* _Task instructions_: Without the pictures, output the lines of the material from the very first through the one that holds "from matplotlib.patches import Rectangle".

* _Records supplied_:
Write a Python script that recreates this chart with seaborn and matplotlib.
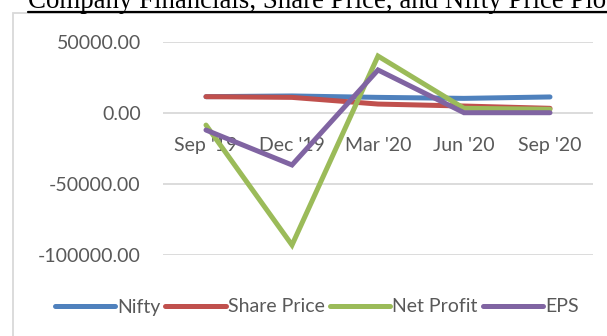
import matplotlib
matplotlib.use("Agg")
import matplotlib.pyplot as plt
import seaborn as sns
import pandas as pd
from matplotlib.ticker import FuncFormatter
from matplotlib.lines import Line2D
from matplotlib.patches import Rectangle

quarters = ["Sep '19", "Dec '19", "Mar '20", "Jun '20", "Sep '20"]
nifty = [11500, 12000, 11000, 10300, 11300]
share_price = [11500, 11000, 6300, 4900, 3300]
net_profit = [-8500, -93000, 40100, 3300, 2600]
eps = [-12000, -36600, 30300, 200, 200]

series_names = ["Nifty", "Share Price", "Net Profit", "EPS"]
colors = ["#4F81BD", "#C0504D", "#9BBB59", "#8064A2"]

df = pd.DataFrame({
    "Quarter": quarters * 4,
    "pos": list(range(len(quarters))) * 4,
    "Value": nifty + share_price + net_profit + eps,
    "Series": sum([[n] * len(quarters) for n in series_names], []),
})

sns.set_theme(style="white")
plt.rcParams["font.family"] = ["Lato", "DejaVu Sans"]

W, H = 607, 336
fig = plt.figure(figsize=(W / 100, H / 100), dpi=100)
ax = fig.add_axes([163 / W, 1 - 255 / H, (593 - 163) / W, (255 - 42) / H])

sns.lineplot(data=df, x="pos", y="Value", hue="Series", hue_order=series_names,
             palette=colors, linewidth=3.6, ax=ax, legend=True,
             solid_capstyle="round", solid_joinstyle="miter")

ax.set_xlim(-0.5, len(quarters) - 0.5)
ax.set_ylim(-100000, 50000)
ax.set_yticks([-100000, -50000, 0, 50000])
ax.yaxis.set_major_formatter(FuncFormatter(lambda v, p: f"{v:.2f}"))
ax.grid(axis="y", color="#d9d9d9", linewidth=1.3)
ax.set_axisbelow(True)
for s in ax.spines.values():
    s.set_visible(False)
ax.spines["bottom"].set_position(("data", 0))
ax.set_xticks(range(len(quarters)))
ax.set_xticklabels(quarters)
ax.tick_params(axis="x", length=0, pad=17, labelsize=14, colors="#595959")
ax.tick_params(axis="y", length=0, pad=16, labelsize=14, colors="#595959")
ax.set_xlabel("")
ax.set_ylabel("")

handles, labels = ax.get_legend_handles_labels()
ax.legend_.remove()
for h in handles:
    h.set_solid_capstyle("round")
fig.legend(handles, labels, loc="center", bbox_to_anchor=(0.522, 1 - 307 / H),
           ncol=4, frameon=False, fontsize=14, handlelength=3.1,
           handletextpad=0.12, columnspacing=0.25, labelcolor="#595959")

# chart area frame
fig.patches.append(Rectangle((13 / W, -0.1), 1.2, 1 - 13 / H + 0.1,
                             transform=fig.transFigure, fill=False,
                             edgecolor="#d9d9d9", linewidth=1.3))

# underlined heading above the chart
fig.text(28 / W, 1 - 8 / H, "Company Financials, Share Price, and Nifty Price Plot",
         family=["Liberation Serif"], fontsize=19.4, color="black",
         ha="left", va="baseline")
fig.lines.append(Line2D([28 / W, 1.0], [1 - 11.5 / H, 1 - 11.5 / H],
                        transform=fig.transFigure, color="black", linewidth=1.6))

fig.savefig("out.png", dpi=100)
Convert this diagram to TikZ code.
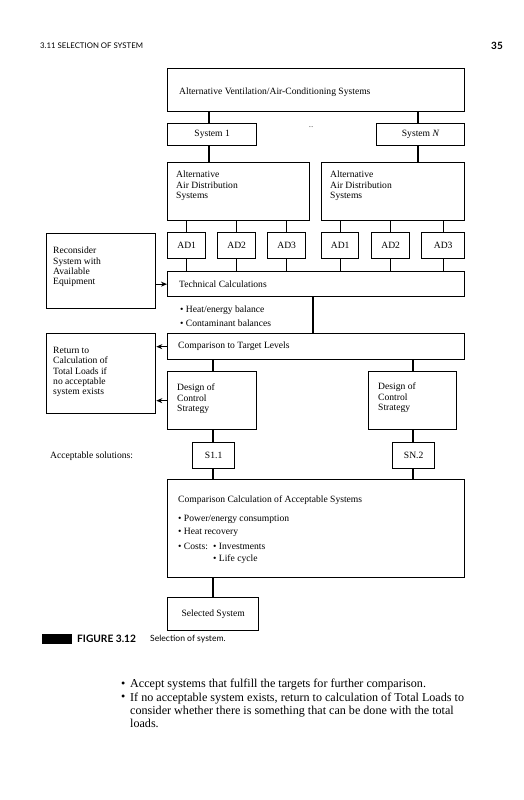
\documentclass[tikz,border=0pt]{standalone}
\usepackage{fontspec}
\setmainfont{Liberation Serif}
\newfontfamily\hdrfont{Lato}
\usetikzlibrary{arrows.meta}
\tikzset{
  box/.style={draw=black, line width=1.3pt, rectangle, inner sep=0pt, fill=white},
  conn/.style={draw=black, line width=1.2pt},
  arr/.style={draw=black, line width=1.2pt, -{Stealth[length=6pt,width=5pt]}},
  txt/.style={font=\fontsize{9.6}{10.3}\selectfont, inner sep=0pt, align=left},
  ctxt/.style={font=\fontsize{9.6}{10.3}\selectfont, inner sep=0pt},
  body/.style={font=\fontsize{12.1}{13.2}\selectfont, inner sep=0pt, align=left},
}
\newcommand{\mybox}[5]{\node[box, anchor=north west, minimum width=#4pt, minimum height=#5pt] (#1) at (#2,#3) {};}
\begin{document}
\begin{tikzpicture}[x=1pt,y=-1pt]
\useasboundingbox (0,0) rectangle (523,800);
% header
\node[anchor=west, inner sep=0pt, font=\hdrfont\fontsize{7.8}{9}\selectfont] (hdr) at (40,46) {3.11 SELECTION OF SYSTEM};
\node[anchor=east, inner sep=0pt, font=\hdrfont\bfseries\fontsize{10}{12}\selectfont] (pg) at (503,46) {35};
% boxes
\mybox{top}{167}{68}{297}{43}
\mybox{sysA}{167}{123}{89}{22}
\mybox{sysN}{376}{123}{88}{22}
\mybox{altA}{167}{162}{142}{58}
\mybox{altB}{321}{162}{143}{58}
\mybox{aa}{167}{232}{38}{26}
\mybox{ab}{217}{232}{38}{26}
\mybox{ac}{267}{232}{38}{26}
\mybox{ba}{321}{232}{37}{26}
\mybox{bb}{371}{232}{38}{26}
\mybox{bc}{421}{232}{43}{26}
\mybox{tech}{167}{271}{297}{25}
\mybox{recon}{46}{233}{109}{75}
\mybox{cmp}{167}{333}{297}{26}
\mybox{ret}{46}{333}{109}{80}
\mybox{desA}{167}{371}{89}{58}
\mybox{desB}{368}{371}{88}{58}
\mybox{sA}{192}{442}{42}{26}
\mybox{sB}{392}{442}{42}{26}
\mybox{calc}{167}{479}{297}{98}
\mybox{sel}{167}{597}{91}{33}
% connectors
\coordinate (c1) at (209,0);
\coordinate (c2) at (418,0);
\coordinate (cm) at (313,0);
\coordinate (cl) at (213,0);
\coordinate (cr) at (413,0);
\draw[conn] (top.south -| c1) -- (sysA.north -| c1);
\draw[conn] (top.south -| c2) -- (sysN.north -| c2);
\draw[conn] (sysA.south -| c1) -- (altA.north -| c1);
\draw[conn] (sysN.south -| c2) -- (altB.north -| c2);
\foreach \n in {aa,ab,ac} {
  \draw[conn] (\n.north) -- (\n.north |- altA.south);
  \draw[conn] (\n.south) -- (\n.south |- tech.north);
}
\foreach \n in {ba,bb,bc} {
  \draw[conn] (\n.north) -- (\n.north |- altB.south);
  \draw[conn] (\n.south) -- (\n.south |- tech.north);
}
\draw[conn] (tech.south -| cm) -- (cmp.north -| cm);
\draw[conn] (cmp.south -| cl) -- (desA.north -| cl);
\draw[conn] (cmp.south -| cr) -- (desB.north -| cr);
\draw[conn] (desA.south -| cl) -- (sA.north -| cl);
\draw[conn] (desB.south -| cr) -- (sB.north -| cr);
\draw[conn] (sA.south -| cl) -- (calc.north -| cl);
\draw[conn] (sB.south -| cr) -- (calc.north -| cr);
\draw[conn] (calc.south -| cl) -- (sel.north -| cl);
\draw[arr] (recon.east |- tech.west) -- (tech.west);
\draw[arr] (cmp.west) -- (ret.east |- cmp.west);
\draw[arr] (desA.west) -- (ret.east |- desA.west);
% texts
\node[txt, anchor=west] (ttop) at (179,92) {Alternative Ventilation/Air-Conditioning Systems};
\node[ctxt] at (sysA.center) {System 1};
\node[ctxt] at (sysN.center) {System \textit{N}};
\node[ctxt] (dots) at (311,127) {\fontsize{6}{6}\selectfont ...};
\node[txt, anchor=north west] at (176,171) {Alternative\\Air Distribution\\Systems};
\node[txt, anchor=north west] at (330,171) {Alternative\\Air Distribution\\Systems};
\foreach \n/\t in {aa/AD1,ab/AD2,ac/AD3,ba/AD1,bb/AD2,bc/AD3} {
  \node[ctxt] at (\n.center) {\t};
}
\node[txt, anchor=west] at (179,284) {Technical Calculations};
\node[txt, anchor=north west] at (53,247) {Reconsider\\System with\\Available\\Equipment};
\node[txt, anchor=west] at (180,310) {\textbullet\ Heat/energy balance};
\node[txt, anchor=west] at (180,323) {\textbullet\ Contaminant balances};
\node[txt, anchor=west] at (178,346) {Comparison to Target Levels};
\node[txt, anchor=north west] at (53,347) {Return to\\Calculation of\\Total Loads if\\no acceptable\\system exists};
\node[txt, anchor=north west] at (177,384) {Design of\\Control\\Strategy};
\node[txt, anchor=north west] at (378,383) {Design of\\Control\\Strategy};
\node[ctxt] at (sA.center) {S1.1};
\node[ctxt] at (sB.center) {SN.2};
\node[txt, anchor=west] at (50,456) {Acceptable solutions:};
\node[txt, anchor=west] at (178,500) {Comparison Calculation of Acceptable Systems};
\node[txt, anchor=west] at (178,519) {\textbullet\ Power/energy consumption};
\node[txt, anchor=west] at (178,532) {\textbullet\ Heat recovery};
\node[txt, anchor=west] at (178,546) {\textbullet\ Costs:};
\node[txt, anchor=west] at (213,546) {\textbullet\ Investments};
\node[txt, anchor=west] at (213,559) {\textbullet\ Life cycle};
\node[ctxt] at (sel.center) {Selected System};
% caption
\fill[black] (42,634) rectangle (72,644);
\node[anchor=west, inner sep=0pt, font=\hdrfont\bfseries\fontsize{10.2}{11}\selectfont] (fig) at (77,639) {FIGURE 3.12};
\node[anchor=west, inner sep=0pt, font=\hdrfont\fontsize{8.6}{10}\selectfont] (cap) at (150,639) {Selection of system.};
% body text
\node[body, anchor=west] at (121,685) {\textbullet};
\node[body, anchor=west] at (130,685) {Accept systems that fulfill the targets for further comparison.};
\node[body, anchor=west] at (121,698.2) {\textbullet};
\node[body, anchor=north west] at (130,692.5) {If no acceptable system exists, return to calculation of Total Loads to\\consider whether there is something that can be done with the total\\loads.};
\end{tikzpicture}
\end{document}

* _Answer in full_:
Write a Python script that recreates this chart with seaborn and matplotlib.
import matplotlib
matplotlib.use("Agg")
import matplotlib.pyplot as plt
import seaborn as sns
import pandas as pd
from matplotlib.ticker import FuncFormatter
from matplotlib.lines import Line2D
from matplotlib.patches import Rectangle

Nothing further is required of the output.